There is no box on the LAN doing anything other than one of the above.

The server serves everything It has MS Office installed. When users launch Winword, the program runs on the server. If necessary, multiple instances of Winword are accessed on the users' machines simultaneously. There is no apparent slowdown in client machines. Even older, slower machines access Photoshop which runs on the server.

Will e-smith do this? How?

Steve

guestHH

Re: Serving Windows Apps
« Reply #4 on: July 19, 2002, 11:03:34 AM »
Hi,

As long as you do not use specific NT server applications it is no problem.
In your case the apps are just stored on the server waiting to be picked up by the clients to run them on the local machine.

Regards,
guestHH

Ray Mitchell

Re: Serving Windows Apps
« Reply #5 on: July 19, 2002, 01:09:54 PM »
Steve

It depends on your applications. Are they designed to run on Linux ?

I had a problems with multi user applications that were installed on a sme 4.1.2 and 5.1.2 server and run across the network on each workstation. Index errors were being generated as the applications were predominantly databases. The best I could determine was that Samba's emulation of Windows file sharing was not good enough (compatible) and file locking problems were occurring. After some discussion with the program designers they suggested using a Win 2000 box to serve these applications from. I tried that and no more problems. In the most recent release the software programmers now state that they do not support Linux server installations, only Win 2000 and various versions of Netware.
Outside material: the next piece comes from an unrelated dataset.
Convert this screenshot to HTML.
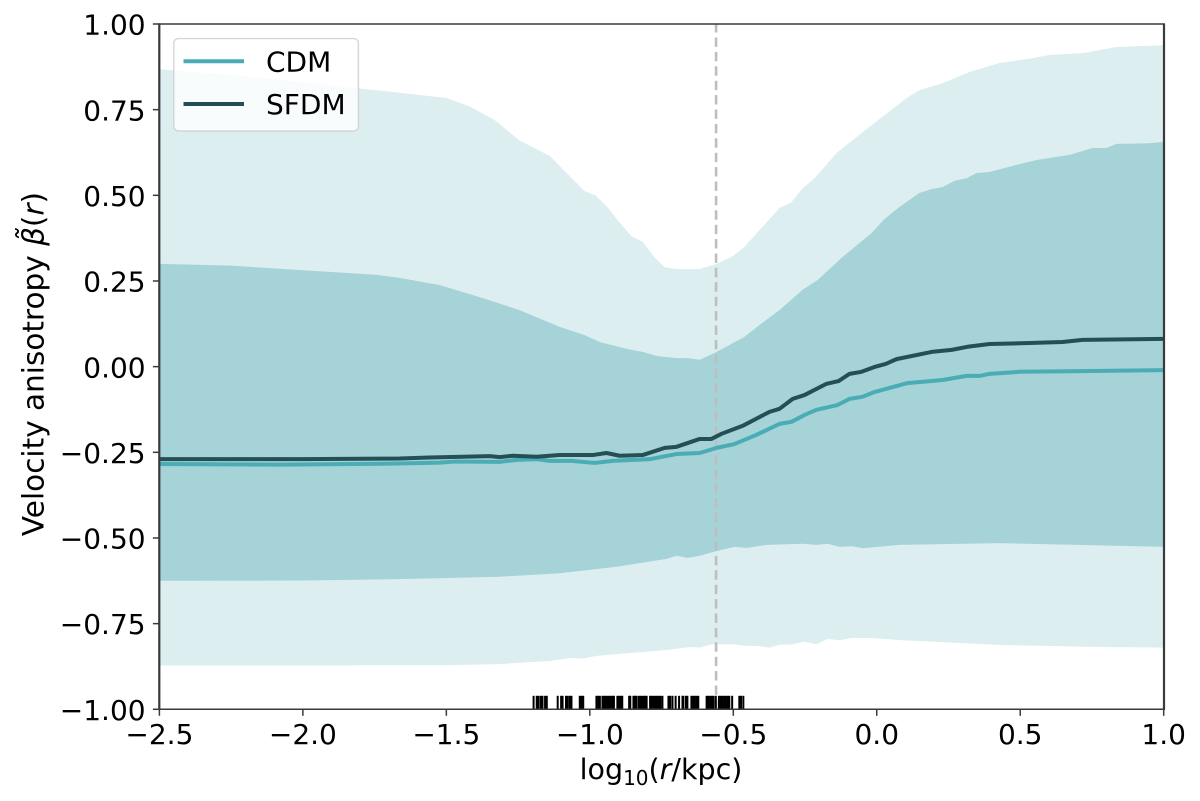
<!DOCTYPE html>
<html lang="en">
<head>
<meta charset="utf-8">
<title>Velocity anisotropy profile</title>
<style>
html,body{margin:0;padding:0;background:#fff;width:1200px;height:801px;overflow:hidden}
svg{display:block}
text{font-family:"DejaVu Sans","Liberation Sans",sans-serif;fill:#000;font-size:28px}
</style>
</head>
<body>
<svg id="chart" xmlns="http://www.w3.org/2000/svg" width="1200" height="801" viewBox="0 0 1200 801">
  <rect x="0" y="0" width="1200" height="801" fill="#fff"/>
  <g id="bands"></g>
  <g id="refline"></g>
  <g id="series"></g>
  <g id="rug"></g>
  <g id="legend">
    <rect x="173.8" y="38.6" width="184.6" height="92.4" rx="4.5" ry="4.5" fill="#fff" fill-opacity="0.8" stroke="#ccc" stroke-opacity="0.8" stroke-width="1.4"/>
    <line x1="183.5" x2="244" y1="61.3" y2="61.3" stroke="#4aacb4" stroke-width="4"/>
    <text x="266" y="71.5">CDM</text>
    <line x1="183.5" x2="244" y1="104" y2="104" stroke="#234f55" stroke-width="4"/>
    <text x="266" y="114">SFDM</text>
  </g>
  <g id="axes"></g>
  <text x="661" y="779" text-anchor="middle" style="font-size:28.5px">log<tspan style="font-size:20px" dy="6">10</tspan><tspan dy="-6">(</tspan><tspan font-style="italic">r</tspan>/kpc)</text>
  <text transform="translate(43.5,364) rotate(-90)" text-anchor="middle" style="font-size:29.5px">Velocity anisotropy <tspan font-style="italic">β̃</tspan>(<tspan font-style="italic">r</tspan>)</text>
</svg>
<script>
const upper95X = [-2.5,-2.25,-2.0,-1.75,-1.5,-1.421,-1.333,-1.246,-1.141,-1.019,-0.981,-0.939,-0.897,-0.855,-0.817,-0.775,-0.74,-0.702,-0.618,-0.559,-0.503,-0.462,-0.34,-0.298,-0.26,-0.218,-0.138,-0.026,0.103,0.148,0.228,0.322,0.427,0.542,0.601,0.716,0.834,1.0];
const upper95Y = [0.868,0.851,0.83,0.807,0.784,0.76,0.72,0.66,0.615,0.512,0.5,0.465,0.42,0.38,0.365,0.318,0.29,0.285,0.285,0.3,0.322,0.35,0.463,0.48,0.52,0.55,0.626,0.7,0.784,0.807,0.827,0.86,0.886,0.9,0.91,0.915,0.933,0.938];
const lower95X = [-2.5,-2.0,-1.49,-1.315,-1.141,-1.064,-1.026,-0.977,-0.852,-0.733,-0.653,-0.618,-0.577,-0.503,-0.455,-0.416,-0.375,-0.34,-0.294,-0.253,-0.211,-0.172,-0.131,-0.089,-0.016,0.078,0.427,0.775,1.0];
const lower95Y = [-0.872,-0.872,-0.871,-0.868,-0.859,-0.85,-0.852,-0.844,-0.835,-0.827,-0.818,-0.82,-0.81,-0.81,-0.815,-0.815,-0.82,-0.812,-0.81,-0.803,-0.81,-0.795,-0.798,-0.792,-0.792,-0.798,-0.812,-0.818,-0.82];
const upper68X = [-2.5,-2.25,-2.071,-1.838,-1.744,-1.664,-1.524,-1.385,-1.246,-1.106,-1.019,-0.967,-0.873,-0.817,-0.768,-0.699,-0.66,-0.618,-0.559,-0.462,-0.409,-0.34,-0.26,-0.207,-0.12,-0.019,0.026,0.078,0.148,0.19,0.228,0.27,0.312,0.347,0.392,0.486,0.556,0.671,0.751,0.8,0.834,0.949,1.0];
const upper68Y = [0.3,0.295,0.285,0.273,0.268,0.259,0.238,0.203,0.165,0.116,0.092,0.072,0.052,0.043,0.031,0.025,0.025,0.02,0.043,0.087,0.122,0.165,0.224,0.253,0.32,0.39,0.431,0.466,0.507,0.518,0.524,0.542,0.55,0.565,0.568,0.589,0.603,0.618,0.638,0.638,0.65,0.652,0.656];
const lower68X = [-2.5,-2.0,-1.664,-1.315,-1.106,-0.908,-0.817,-0.733,-0.699,-0.66,-0.618,-0.559,-0.497,-0.455,-0.385,-0.26,-0.211,-0.172,-0.131,-0.085,-0.051,0.078,0.427,1.0];
const lower68Y = [-0.625,-0.624,-0.62,-0.613,-0.603,-0.584,-0.572,-0.561,-0.552,-0.558,-0.552,-0.538,-0.526,-0.529,-0.52,-0.517,-0.52,-0.517,-0.526,-0.524,-0.53,-0.52,-0.515,-0.526];
const cdmX = [-2.5,-2.082,-1.699,-1.524,-1.472,-1.315,-1.256,-1.186,-1.141,-1.064,-0.984,-0.922,-0.793,-0.699,-0.618,-0.559,-0.497,-0.42,-0.34,-0.298,-0.253,-0.211,-0.138,-0.096,-0.051,-0.009,0.106,0.228,0.312,0.357,0.392,0.497,0.706,1.0];
const cdmY = [-0.284,-0.286,-0.283,-0.28,-0.277,-0.278,-0.272,-0.27,-0.275,-0.275,-0.281,-0.275,-0.27,-0.255,-0.252,-0.237,-0.226,-0.199,-0.167,-0.161,-0.141,-0.126,-0.112,-0.094,-0.088,-0.074,-0.048,-0.039,-0.027,-0.027,-0.021,-0.015,-0.013,-0.01];
const sfdmX = [-2.5,-2.0,-1.664,-1.559,-1.35,-1.315,-1.27,-1.186,-1.106,-0.991,-0.943,-0.897,-0.817,-0.74,-0.699,-0.618,-0.577,-0.542,-0.469,-0.375,-0.34,-0.294,-0.253,-0.176,-0.134,-0.096,-0.054,-0.009,0.03,0.068,0.19,0.26,0.315,0.392,0.531,0.646,0.716,1.0];
const sfdmY = [-0.27,-0.27,-0.268,-0.265,-0.261,-0.264,-0.26,-0.263,-0.258,-0.258,-0.252,-0.26,-0.258,-0.237,-0.234,-0.211,-0.211,-0.196,-0.173,-0.132,-0.123,-0.094,-0.083,-0.05,-0.042,-0.021,-0.015,-0.001,0.008,0.022,0.043,0.049,0.058,0.066,0.069,0.072,0.078,0.081];
const rugValues = [-1.197,-1.186,-1.18,-1.172,-1.166,-1.157,-1.151,-1.113,-1.101,-1.096,-1.084,-1.078,-1.071,-1.065,-1.036,-1.03,-1.024,-0.978,-0.972,-0.966,-0.957,-0.951,-0.945,-0.939,-0.933,-0.927,-0.921,-0.917,-0.905,-0.899,-0.893,-0.888,-0.864,-0.86,-0.849,-0.844,-0.84,-0.832,-0.826,-0.82,-0.814,-0.808,-0.803,-0.791,-0.785,-0.779,-0.773,-0.767,-0.761,-0.755,-0.748,-0.727,-0.721,-0.713,-0.702,-0.69,-0.678,-0.675,-0.666,-0.661,-0.647,-0.641,-0.635,-0.629,-0.623,-0.594,-0.588,-0.582,-0.576,-0.57,-0.562,-0.551,-0.545,-0.539,-0.533,-0.527,-0.521,-0.515,-0.505,-0.48,-0.474,-0.466];
const referenceX = [-0.561];
const xTickValues = [-2.5,-2.0,-1.5,-1.0,-0.5,0.0,0.5,1.0];
const xTickLabels = ["−2.5","−2.0","−1.5","−1.0","−0.5","0.0","0.5","1.0"];
const yTickValues = [-1,-0.75,-0.5,-0.25,0,0.25,0.5,0.75,1];
const yTickLabels = ["−1.00","−0.75","−0.50","−0.25","0.00","0.25","0.50","0.75","1.00"];

const NS = "http://www.w3.org/2000/svg";
const plotLeft = 159.7, plotRight = 1164, plotTop = 24, plotBottom = 709.3;
const sx = x => plotLeft + (x + 2.5) / 3.5 * (plotRight - plotLeft);
const sy = v => plotBottom - (v + 1) / 2 * (plotBottom - plotTop);
const mk = (tag, attrs, parent) => {
  const el = document.createElementNS(NS, tag);
  for (const k in attrs) el.setAttribute(k, attrs[k]);
  parent.appendChild(el);
  return el;
};
const pts = (xs, ys) => xs.map((x, i) => sx(x).toFixed(2) + "," + sy(ys[i]).toFixed(2));
const bandPoints = (ux, uy, lx, ly) => pts(ux, uy).concat(pts(lx, ly).reverse()).join(" ");

const bands = document.getElementById("bands");
const outer = mk("polygon", {points: bandPoints(upper95X, upper95Y, lower95X, lower95Y), fill: "#dceeef"}, bands);


const inner = mk("polygon", {points: bandPoints(upper68X, upper68Y, lower68X, lower68Y), fill: "#a5d3d7"}, bands);



const ref = mk("line", {x1: sx(referenceX[0]), x2: sx(referenceX[0]), y1: sy(-1), y2: sy(1), stroke: "#bcbfc0", "stroke-width": 2.6, "stroke-dasharray": "9.4 5"}, document.getElementById("refline"));



const series = document.getElementById("series");
const cdmLine = mk("polyline", {points: pts(cdmX, cdmY).join(" "), fill: "none", stroke: "#4aacb4", "stroke-width": 4, "stroke-linejoin": "round"}, series);


const sfdmLine = mk("polyline", {points: pts(sfdmX, sfdmY).join(" "), fill: "none", stroke: "#234f55", "stroke-width": 4, "stroke-linejoin": "round"}, series);



const rug = document.getElementById("rug");
rugValues.forEach(v => {
  const t = mk("line", {x1: sx(v), x2: sx(v), y1: sy(-1), y2: sy(-1) - 13.5, stroke: "#000", "stroke-width": 2}, rug);
  
  
});

const axes = document.getElementById("axes");
const spineColor = "#3a3a3a";
[["spine-left", plotLeft - 0.4, plotTop, plotLeft - 0.4, plotBottom, 2.2],
 ["spine-right", plotRight, plotTop, plotRight, plotBottom, 2.2],
 ["spine-top", plotLeft - 1.5, plotTop, plotRight + 1, plotTop, 1.5],
 ["spine-bottom", plotLeft - 1.5, plotBottom, plotRight + 1, plotBottom, 1.5]].forEach(s => {
  const l = mk("line", {x1: s[1], y1: s[2], x2: s[3], y2: s[4], stroke: spineColor, "stroke-width": s[5]}, axes);
  
  
});
xTickValues.forEach((v, i) => {
  const t = mk("line", {x1: sx(v) - 0.3, x2: sx(v) - 0.3, y1: plotBottom, y2: plotBottom + 6.5, stroke: spineColor, "stroke-width": 1.5}, axes);
  
  
  const lab = mk("text", {x: sx(v) - 0.3, y: 744, "text-anchor": "middle"}, axes);
  lab.textContent = xTickLabels[i];
  
  
});
yTickValues.forEach((v, i) => {
  const t = mk("line", {x1: plotLeft - 6.8, x2: plotLeft, y1: sy(v), y2: sy(v), stroke: spineColor, "stroke-width": 1.5}, axes);
  
  
  const lab = mk("text", {x: 145.6, y: sy(v) + 10.6, "text-anchor": "end"}, axes);
  lab.textContent = yTickLabels[i];
  
  
});
</script>
</body>
</html>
So my present setup is a sme 5.1.2 box as a PDC doing email, web and print serving and the Win2000 Pro box as a application and file server.

I guess if you are not running multi user applications you may not experience the problems that I did.

Regards
Ray Mitchell

ralph

Re: Serving Windows Apps
« Reply #6 on: August 08, 2002, 02:03:15 PM »
Hi Steve,

o.k., now that I've got you, I strongly agree to RequestedDeletion's statement.

In your case, office does NOT run on the server but gets loaded from the server to the local machine ( clients ) running right there.

Abstacted it's nothing else but fileserving from a different point of view and should work on SME ( well, depending on the office version you intend to use ).